Doctors Without Borders says at least 6,700 Rohingya Muslims were killed in the first month of a brutal army crackdown on Rohingya rebels.

The Geneva-based international aid group, commonly known by its French acronym MSF (Médecins Sans Frontières), says Thursday it came up with its estimate after conducting a survey of several Rohingya refugee camps in Bangladesh. The group says its estimated death toll includes at least 730 children younger than 5.

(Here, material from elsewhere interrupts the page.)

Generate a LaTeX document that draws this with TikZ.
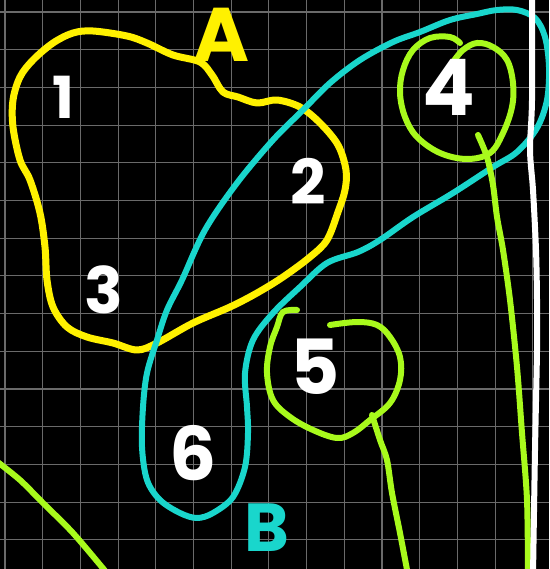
\documentclass[tikz,border=0pt]{standalone}
\usepackage{fontspec}
\setmainfont{Poppins}
\definecolor{SketchYellow}{HTML}{FFF100}
\definecolor{SketchCyan}{HTML}{19D6CC}
\definecolor{SketchGreen}{HTML}{A8FA1C}
\definecolor{GridGray}{HTML}{6A6A6A}
\tikzset{
  pen/.style={line width=6pt,line cap=round,line join=round},
  digit/.style={text=white,inner sep=0pt,font=\fontsize{#1}{#1}\selectfont\bfseries},
  digit/.default=64
}

\begin{document}
\begin{tikzpicture}[x=1pt,y=-1pt]
  \useasboundingbox (0,0) rectangle (549,569);
  \fill[black] (0,0) rectangle (549,569);
  \clip (0,0) rectangle (549,569);
  % grid
  \foreach \k in {0,...,14} {
    \draw[GridGray,line width=1.1pt] ({5+37.7*\k},0) -- ({5+37.7*\k},569);
    \draw[GridGray,line width=1.1pt] (0,{12+37.7*\k}) -- (549,{12+37.7*\k});
  }
  % set A
  \draw[pen,SketchYellow,line width=7pt] plot[smooth cycle,tension=.55] coordinates
   {(93,31)(127,36)(147,43)(173,55)(200,62)(212,75)(223,92)(238,97)(257,103)(277,100)
    (300,107)(320,123)(338,145)(346,170)(345,190)(338,212)(327,240)(310,257)(283,277)
    (257,293)(230,307)(193,323)(157,343)(137,350)(113,343)(87,337)(67,327)(53,307)
    (47,280)(45,247)(40,213)(30,180)(20,160)(13,127)(13,100)(20,77)(33,60)(53,43)(73,33)};
  % set B
  \draw[pen,SketchCyan] plot[smooth cycle,tension=.55] coordinates
   {(450,20)(477,14)(497,10)(517,10)(535,18)(545,37)(549,67)(547,100)(537,128)(517,152)
    (493,167)(453,193)(413,217)(380,240)(358,252)(327,263)(300,287)(273,313)(253,340)
    (245,373)(247,407)(248,433)(245,467)(233,497)(213,513)(197,518)(180,513)(160,500)
    (147,480)(142,447)(143,407)(147,373)(157,340)(167,310)(182,280)(205,230)(237,183)
    (273,140)(303,110)(330,83)(360,60)(393,42)(420,32)};
  % loops round 4 and 5, with their tails
  \draw[pen,SketchGreen] plot[smooth,tension=.6] coordinates
   {(460,43)(450,37)(430,38)(413,50)(403,70)(400,93)(405,117)(417,137)(440,153)(467,159)
    (490,153)(503,133)(512,107)(513,83)(507,60)(493,47)(477,43)(463,50)(453,62)};
  \draw[pen,SketchGreen] plot[smooth] coordinates
   {(478,135)(487,157)(493,185)(497,217)(503,250)(510,300)(517,367)(522,433)(527,500)(528,575)};
  \draw[pen,SketchGreen] plot[smooth,tension=.6] coordinates
   {(297,310)(283,312)(277,327)(270,347)(267,373)(273,400)(290,417)(313,430)(337,438)
    (353,433)(370,420)(390,403)(400,380)(400,357)(390,337)(377,325)(357,322)(330,325)};
  \draw[pen,SketchGreen] plot[smooth] coordinates
   {(372,415)(380,440)(387,460)(392,493)(400,533)(408,575)};
  \draw[pen,SketchGreen] plot[smooth] coordinates
   {(-5,460)(20,480)(43,503)(73,533)(106,572)};
  % right margin
  \draw[pen,white] plot[smooth] coordinates
   {(532,-5)(532,100)(530,150)(533,190)(536,250)(537,300)(537,350)(535,450)(533,575)};
  % labels
  \node[digit=58] (one) at (63,97) {1};
  \node[digit=62] (two) at (308,181) {2};
  \node[digit=64] (three) at (104,290) {3};
  \node[digit=78] (four) at (449,87) {4};
  \node[digit=76] (five) at (315,367) {5};
  \node[digit=74] (six) at (193,453) {6};
  \node[digit=76,text=SketchYellow] (setA) at (222,35) {A};
  \node[digit=68,text=SketchCyan] (setB) at (267,528) {B};
\end{tikzpicture}
\end{document}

Myanmar’s military has been accused of launching a scorched earth campaign against Rohingya villages in northwestern Rakhine state in August, in response to attacks on Myanmar police outposts. The campaign led to a mass exodus of 600,000 Rohingyas into neighboring Bangladesh, who told human rights groups of serious atrocities committed by government security forces, including random shootings, rapes and burning down homes and entire villages.

MSF medical director Sidney Wong said the group’s findings were “staggering, both in terms of the numbers of people who reported a family member died as a result of violence, and the horrific ways in which they said they were killed or severely injured.”

The United Nations has described the reported actions carried out by Myanmar forces as “a textbook case of ethnic cleansing.”

Myanmar officials say 400 people were killed during the first months of the crackdown, most of them terrorists.

The Rohingya minority has been denied citizenship and other rights in Buddhist-majority Myanmar, which views them as immigrants from Bangladesh, even though many families have lived in Myanmar for generations.